Digital technology provider Intel will use glass substrates in the manufacture of its electronic chips.
The Silicon Valley based technology group said it had developed the glass substrate which will allow it to create denser and more efficient chips. In a chip, the substrate is the material on which the silicon layers rest.
It makes it possible to reinforce their structural rigidity and to redistribute the signals between the different elements.
The organisation said that compared to today’s organic substrates, glass offers distinctive properties such as ultra-low flatness and better thermal and mechanical stability, resulting in much higher interconnect density in a substrate.

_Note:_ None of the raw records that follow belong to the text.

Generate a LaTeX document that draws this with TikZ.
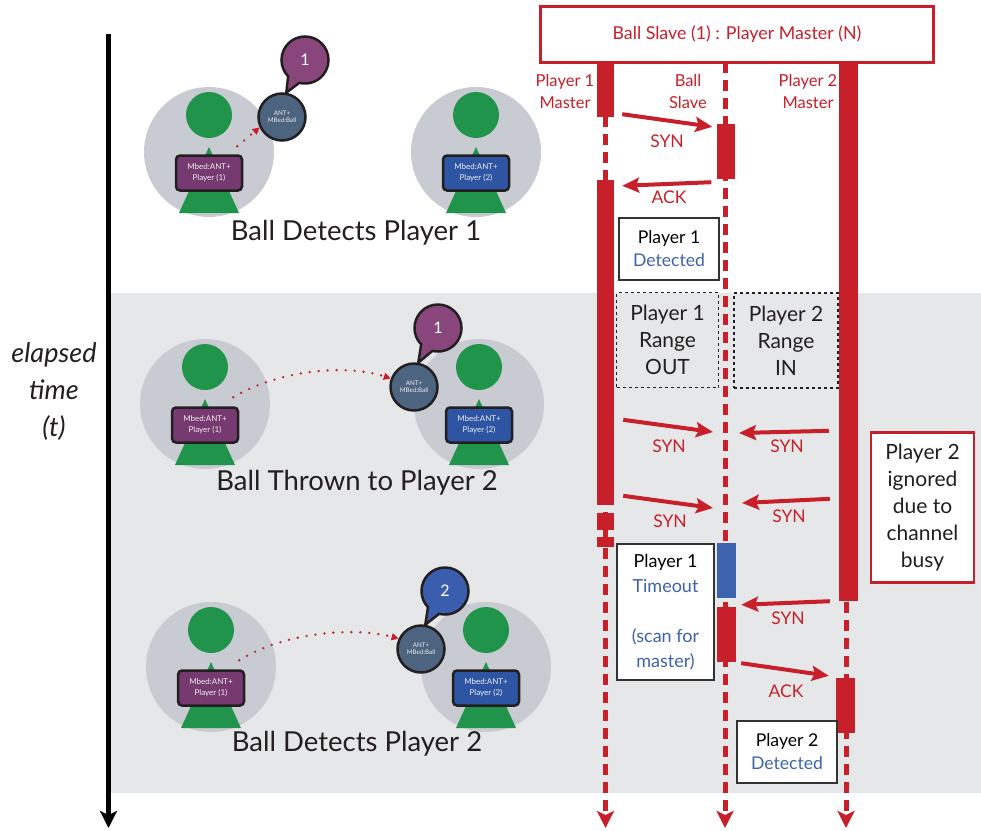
\documentclass[tikz,border=0pt]{standalone}
\usepackage{fontspec}
\setmainfont{Lato}
\usetikzlibrary{arrows.meta,calc,shapes.callouts}

\definecolor{seqred}{HTML}{C8202A}
\definecolor{seqblue}{HTML}{3D63AE}
\definecolor{bandgray}{HTML}{E6E7E8}
\definecolor{discgray}{HTML}{C9CBD3}
\definecolor{figgreen}{HTML}{1F944A}
\definecolor{chippurple}{HTML}{763A70}
\definecolor{chipblue}{HTML}{2D55A3}
\definecolor{ballslate}{HTML}{4D6480}
\definecolor{bubblepurple}{HTML}{89467D}
\definecolor{bubbleblue}{HTML}{3A5DAE}
\definecolor{outline}{HTML}{231F20}
\definecolor{boxline}{HTML}{333333}

\tikzset{
  disc/.style={circle, fill=discgray, minimum size=130pt, inner sep=0pt},
  headdisc/.style={circle, fill=figgreen, minimum size=46pt, inner sep=0pt},
  chip/.style={rounded corners=4pt, draw=outline, line width=2.5pt, minimum width=66pt,
    minimum height=35pt, inner sep=0pt, align=center, text=white!88!gray,
    font=\fontsize{8}{11}\selectfont},
  ball/.style={circle, fill=ballslate, draw=outline, line width=2.5pt, minimum size=47pt,
    inner sep=0pt, align=center, text=white!85!gray, font=\fontsize{6.3}{7.5}\selectfont},
  bubble/.style={ellipse callout, draw=outline, line width=2.5pt, minimum width=47pt,
    minimum height=47pt, inner sep=0pt, callout pointer arc=32, text=white,
    font=\fontsize{16}{16}\selectfont},
  throw/.style={seqred, line width=2.6pt, dash pattern=on 0pt off 9pt, line cap=round,
    -{Triangle[length=7pt,width=7pt,line cap=butt]}},
  caption/.style={text=outline, font=\fontsize{27.5}{28}\selectfont},
  seqtxt/.style={text=seqred, align=center, font=\fontsize{16.5}{22}\selectfont},
  msgtxt/.style={text=seqred, font=\fontsize{17.5}{18}\selectfont},
  bar/.style={fill=seqred, draw=none, inner sep=0pt, minimum width=17pt},
  msg/.style={seqred, line width=4pt, -{Stealth[length=17pt,width=15pt,inset=3pt]}},
  lifeline/.style={seqred, line width=5pt, dash pattern=on 11pt off 7pt,
    -{Stealth[length=17pt,width=17pt,inset=4pt]}},
  notebox/.style={draw=boxline, line width=1.8pt, fill=white, inner sep=0pt, align=center},
  rangebox/.style={draw=outline, line width=1.6pt, dash pattern=on 3pt off 3pt, inner sep=0pt,
    align=center, minimum width=102pt, minimum height=95pt, text=outline,
    font=\fontsize{21}{27}\selectfont}
}

% one player: grey disc, green figure and the Mbed chip on its chest
\newcommand\playerfig[5]{%
  \node[disc] (#1) at (#2,#3+37) {};
  \fill[figgreen] (#2,#3+32) -- (#2+30,#3+98) -- (#2-30,#3+98) -- cycle;
  \node[headdisc] (#1-head) at (#2,#3) {};
  \node[chip, fill=#4] (#1-chip) at (#2,#3+58) {Mbed:ANT+\\Player (#5)};
}

\begin{document}
\begin{tikzpicture}[x=1pt,y=-1pt]
\useasboundingbox (0,0) rectangle (981,830);

% grey band for the middle of the timeline
\fill[bandgray] (111,293) rectangle (981,793);

% time axis
\coordinate (ttop) at (108.5,34);
\coordinate (tend) at (108.5,828);
\draw[line width=5pt, -{Stealth[length=17pt,width=17pt,inset=4pt]}] (ttop) -- (tend);
\node[align=center, text=outline, font=\itshape\fontsize{27}{37}\selectfont] (tlabel) at (54,392)
  {elapsed\\time\\(t)};

% ---------- row 1: ball detects player 1 ----------
\playerfig{a1}{209}{115}{chippurple}{1}
\playerfig{a2}{476}{115}{chipblue}{2}
\node[ball] (r1ball) at (282,117) {ANT+\\MBed:Ball};
\node[bubble, fill=bubblepurple, callout absolute pointer={(r1ball.80)}] (r1bubble) at (305,60) {1};
\draw[throw] ($(a1-chip.north east)+(-6,-8)$) -- (r1ball.205);
\node[caption] (cap1) at (356,233) {Ball Detects Player 1};

% ---------- row 2: ball thrown to player 2 ----------
\playerfig{b1}{205}{367}{chippurple}{1}
\playerfig{b2}{479}{367}{chipblue}{2}
\node[ball] (r2ball) at (414,387) {ANT+\\MBed:Ball};
\node[bubble, fill=bubblepurple, callout absolute pointer={(r2ball.80)}] (r2bubble) at (438,328) {1};
\draw[throw] ($(b1-chip.north east)+(-6,-9)$) .. controls +(45,-27) and +(-45,-15) .. (r2ball.160);
\node[caption] (cap2) at (357,483) {Ball Thrown to Player 2};

% ---------- row 3: ball detects player 2 ----------
\playerfig{c1}{211}{630}{chippurple}{1}
\playerfig{c2}{486}{630}{chipblue}{2}
\node[ball] (r3ball) at (421,649) {ANT+\\MBed:Ball};
\node[bubble, fill=bubbleblue, callout absolute pointer={(r3ball.80)}] (r3bubble) at (445,591) {2};
\draw[throw] ($(c1-chip.north east)+(-6,-9)$) .. controls +(45,-28) and +(-45,-12) .. (r3ball.155);
\node[caption] (cap3) at (357,744) {Ball Detects Player 2};

% ---------- sequence diagram ----------
\node[draw=seqred, line width=3pt, fill=white, minimum width=393pt, minimum height=56pt,
  text=seqred, font=\fontsize{17.8}{18}\selectfont] (head) at (737,34)
  {Ball Slave (1) : Player Master (N)};

\node[seqtxt] (l1) at (565,91) {Player 1\\Master};
\node[seqtxt] (l2) at (688,91) {Ball\\Slave};
\node[seqtxt] (l3) at (808,91) {Player 2\\Master};

\coordinate (p1top) at (605.5,62);  \coordinate (p1end) at (605.5,828);
\coordinate (bstop) at (725,62);    \coordinate (bsend) at (725,828);
\coordinate (p2top) at (846,62);    \coordinate (p2end) at (846,828);
\draw[lifeline] (p1top) -- (p1end);
\draw[lifeline] (bstop) -- (bsend);
\draw[lifeline] (p2top) -- (p2end);

% activation bars
\node[bar, minimum height=55pt]  (pa) at (605.5,89.5) {};
\node[bar, minimum height=325pt] (pb) at (605.5,342.5) {};
\node[bar, minimum height=17pt]  (pc) at (605.5,521.5) {};
\node[bar, minimum height=10pt]  (pd) at (605.5,542) {};
\node[bar, minimum width=18pt, minimum height=55pt] (ba) at (725.5,151.5) {};
\node[bar, minimum width=19pt, minimum height=55pt, fill=seqblue] (bb) at (726.5,570.5) {};
\node[bar, minimum width=19pt, minimum height=55pt] (bc) at (726.5,634.5) {};
\node[bar, minimum width=19pt, minimum height=539pt] (qa) at (848.5,331.5) {};
\node[bar, minimum width=19pt, minimum height=55pt] (qb) at (845.5,705.5) {};

% messages
\draw[msg] ($(pa.south east)+(8,-3)$) -- ($(ba.north west)+(-4,3)$);
\node[msgtxt] (m1) at (667,141) {SYN};
\draw[msg] ($(ba.south west)+(-5,3)$) -- ($(pb.north east)+(8,6)$);
\node[msgtxt] (m2) at (669,197) {ACK};

\coordinate (s2a) at (713,432);
\coordinate (s2b) at (739,433);
\draw[msg] ($(pb.north east)+(9,240)$) -- (s2a);
\draw[msg] ($(qa.north west)+(-10,369)$) -- (s2b);
\node[msgtxt] (m3) at (669,446) {SYN};
\node[msgtxt] (m4) at (787,446) {SYN};

\coordinate (s3a) at (713,508);
\coordinate (s3b) at (742,503);
\draw[msg] ($(pb.north east)+(9,316)$) -- (s3a);
\draw[msg] ($(qa.north west)+(-9,437)$) -- (s3b);
\node[msgtxt] (m5) at (670,521) {SYN};
\node[msgtxt] (m6) at (789,516) {SYN};

\draw[msg] ($(qa.south west)+(-9,0)$) -- ($(bc.north east)+(5,-2)$);
\node[msgtxt] (m7) at (788,618) {SYN};
\draw[msg] ($(bc.south east)+(5,1)$) -- ($(qb.north west)+(-7,-2)$);
\node[msgtxt] (m8) at (786,691) {ACK};

% notes
\node[notebox, minimum width=100pt, minimum height=62pt, font=\fontsize{17.6}{23}\selectfont]
  (n1) at (669,249) {Player 1\\\textcolor{seqblue}{Detected}};
\node[rangebox] (n2) at (667.5,340) {Player 1\\Range\\OUT};
\node[rangebox, minimum width=104pt] (n3) at (786,340.5) {Player 2\\Range\\IN};
\node[draw=seqred, line width=2.8pt, fill=white, minimum width=103pt, minimum height=150pt,
  inner sep=0pt, align=center, text=outline, font=\fontsize{21}{27}\selectfont]
  (n4) at (922.5,507.5) {Player 2\\ignored\\due to\\channel\\busy};
\node[notebox, minimum width=97pt, minimum height=136pt, font=\fontsize{18}{25}\selectfont]
  (n5) at (665.5,612) {Player 1\\\textcolor{seqblue}{Timeout}\\[25pt]\textcolor{seqblue}{(scan for}\\\textcolor{seqblue}{master)}};
\node[notebox, minimum width=100pt, minimum height=62pt, font=\fontsize{17.6}{23}\selectfont]
  (n6) at (787,752) {Player 2\\\textcolor{seqblue}{Detected}};
\end{tikzpicture}
\end{document}
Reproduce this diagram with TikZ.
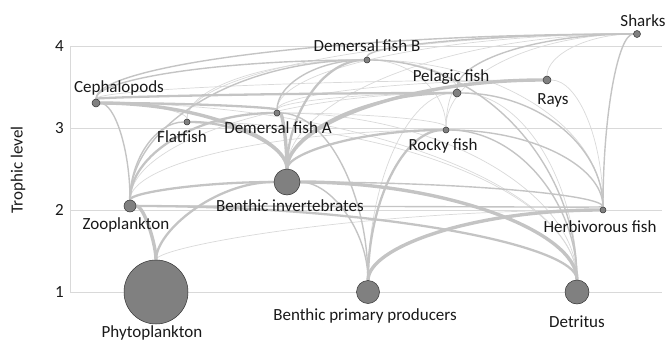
\documentclass[tikz,border=0pt]{standalone}
\usepackage{fontspec}
\setmainfont{Carlito}
\usetikzlibrary{calc, backgrounds}

\tikzset{
  sp/.style={circle, draw=black!80, line width=0.5pt, fill=black!50, inner sep=0pt},
  tag/.style={font=\fontsize{17}{20}\selectfont, text=black!90, inner sep=0pt},
  grid/.style={draw=black!15, line width=0.8pt},
  flow/.style={draw=black!23, line cap=round,
    to path={let \p1=(\tikztostart), \p2=(\tikztotarget) in
      .. controls (\x1,{\y1+0.55*(\y2-\y1)}) and ({\x2+0.55*(\x1-\x2)},\y2) .. (\tikztotarget)}},
  weak/.style={flow, draw=black!15, line width=0.7pt},
  mid/.style={flow, line width=1.4pt},
  strong/.style={flow, line width=2.3pt},
  heavy/.style={flow, line width=3.4pt},
}

\begin{document}
\begin{tikzpicture}[x=1pt, y=-1pt]
    \useasboundingbox (0,0) rectangle (667,343);

    % groups
    \node[sp, minimum size=64pt] (phyto)  at (156,292) {};
    \node[sp, minimum size=23pt] (bpp)    at (368,292) {};
    \node[sp, minimum size=24pt] (det)    at (577,292) {};
    \node[sp, minimum size=12pt] (zoo)    at (130,206) {};
    \node[sp, minimum size=26pt] (benth)  at (287,182) {};
    \node[sp, minimum size=6pt]  (herb)   at (603,210) {};
    \node[sp, minimum size=6pt]  (rocky)  at (446,130) {};
    \node[sp, minimum size=6pt]  (flat)   at (187,122) {};
    \node[sp, minimum size=6pt]  (demA)   at (277,113) {};
    \node[sp, minimum size=8pt]  (ceph)   at (96,103) {};
    \node[sp, minimum size=8pt]  (pel)    at (457,93) {};
    \node[sp, minimum size=8pt]  (rays)   at (547,80) {};
    \node[sp, minimum size=6pt]  (demB)   at (367,60) {};
    \node[sp, minimum size=7pt]  (sharks) at (637,34) {};

    % names
    \node[tag] (phytoL)  at (152,333) {Phytoplankton};
    \node[tag] (bppL)    at (365,316) {Benthic primary producers};
    \node[tag] (detL)    at (577,322) {Detritus};
    \node[tag] (zooL)    at (126,225) {Zooplankton};
    \node[tag] (benthL)  at (290,206) {Benthic invertebrates};
    \node[tag] (herbL)   at (600,227) {Herbivorous fish};
    \node[tag] (rockyL)  at (443,146) {Rocky fish};
    \node[tag] (flatL)   at (182,137) {Flatfish};
    \node[tag] (demAL)   at (278,128) {Demersal fish A};
    \node[tag] (cephL)   at (119,88) {Cephalopods};
    \node[tag] (pelL)    at (451,77) {Pelagic fish};
    \node[tag] (raysL)   at (553,100) {Rays};
    \node[tag] (demBL)   at (367,46) {Demersal fish B};
    \node[tag] (sharksL) at (643,21) {Sharks};

    % axis
    \node[tag, anchor=east] (t4) at (64,46) {4};
    \node[tag, anchor=east] (t3) at (64,128) {3};
    \node[tag, anchor=east] (t2) at (64,210) {2};
    \node[tag, anchor=east] (t1) at (64,292) {1};
    \node[tag, rotate=90] (ytitle) at (18,170) {Trophic level};

    \begin{pgfonlayer}{background}
    \draw[grid] (70,46) -- (70,292);
    \draw[grid] (70,46) -- (662,46);
    \draw[grid] (70,128) -- (662,128);
    \draw[grid] (70,210) -- (662,210);
    \draw[grid] (70,292) -- (662,292);

    % thin flows
    \draw[weak] (phyto) to (herb);
    \draw[weak] (zoo) to (pel);
    \draw[weak] (zoo) to (rocky);
    \draw[weak] (det) to (pel);
    \draw[weak] (det) to (demA);
    \draw[weak] (det) to (ceph);
    \draw[weak] (det) to (flat);
    \draw[weak] (bpp) to (pel);
    \draw[weak] (flat) to (demB);
    \draw[weak] (flat) to (sharks);
    \draw[weak] (demA) to (sharks);
    \draw[weak] (demA) to (pel);
    \draw[weak] (demA) to (rays);
    \draw[weak] (rocky) to (pel);
    \draw[weak] (rocky) to (demB);
    \draw[weak] (rocky) to (sharks);
    \draw[weak] (rocky) to (demA);
    \draw[weak] (pel) to (demB);
    \draw[weak] (herb) to (demB);
    \draw[weak] (herb) to (rays);
    \draw[weak] (rays) to (sharks);
    \draw[weak] (benth) to (sharks);
    \draw[weak] (ceph) to (rays);
    \draw[weak] (flat) to (ceph);

    % middle flows
    \draw[mid] (zoo) to (ceph);
    \draw[mid] (zoo) to (flat);
    \draw[mid] (zoo) to (demB);
    \draw[mid] (det) to (rocky);
    \draw[mid] (det) to (demB);
    \draw[mid] (bpp) to (demA);
    \draw[mid] (bpp) to (benth);
    \draw[mid] (ceph) to (demB);
    \draw[mid] (ceph) to (sharks);
    \draw[mid] (demB) to (sharks);
    \draw[mid] (pel) to (sharks);
    \draw[mid] (herb) to (sharks);
    \draw[mid] (herb) to (pel);
    \draw[mid] (herb) to (rocky);
    \draw[mid] (herb) to (benth);
    \draw[mid] (herb) to (zoo);
    \draw[mid] (demA) to (demB);

    % strong flows
    \draw[strong] (phyto) to (benth);
    \draw[strong] (zoo) to (benth);
    \draw[strong] (zoo) to (demA);
    \draw[strong] (benth) to (pel);
    \draw[strong] (benth) to (demB);
    \draw[strong] (benth) to (flat);
    \draw[strong] (benth) to (rocky);
    \draw[strong] (det) to (zoo);
    \draw[strong] (bpp) to (rocky);
    \draw[strong] (demA) to (ceph);
    \draw[strong] (ceph) to (pel);

    % heavy flows
    \draw[heavy] (phyto) to (zoo);
    \draw[heavy] (benth) to (demA);
    \draw[heavy] (benth) to (ceph);
    \draw[heavy] (det) to (benth);
    \draw[heavy] (bpp) to (herb);
    \draw[heavy] (benth) to (rays);
    \end{pgfonlayer}
\end{tikzpicture}
\end{document}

These benefits will allow chip architects to create high-density, high-performance chip packages for data-intensive workloads such as artificial intelligence (AI).
Intel said it was on track to deliver complete glass substrate solutions to the market in the second half of this decade.
By the end of the decade, the semiconductor industry will likely reach its limits on being able to scale transistors on a silicon package using organic materials, which use more power and include limitations like shrinkage and warping.
Scaling is crucial to the progress and evolution of the semiconductor industry, and glass substrates are a viable and essential next step for the next generation of semiconductors.
As the demand for more powerful computing increases and the semiconductor industry moves into the heterogeneous era that uses multiple “chiplets” in a package, improvements in signalling speed, power delivery, design rules and stability of package substrates will be essential.
Glass substrates possess superior mechanical, physical and optical properties that allow for more transistors to be connected in a package, providing better scaling and enabling assembly of larger chiplet complexes (called “system-in-package”) compared to organic substrates in use today.
Chip architects will have the ability to pack more tiles – also called chiplets – in a smaller footprint on one package, while achieving performance and density gains with greater flexibility and lower overall cost and power usage.
Glass substrates will initially be introduced into the market where they can be leveraged the most: applications and workloads requiring larger form factor packages such as data centres, AI, graphics and higher speed capabilities.
Glass substrates can tolerate higher temperatures, offer 50% less pattern distortion, and have ultra-low flatness for improved depth of focus for lithography, and have the dimensional stability needed for extremely tight layer-to-layer interconnect overlay.
As a result of these properties, a 10x increase in interconnect density is possible on glass substrates.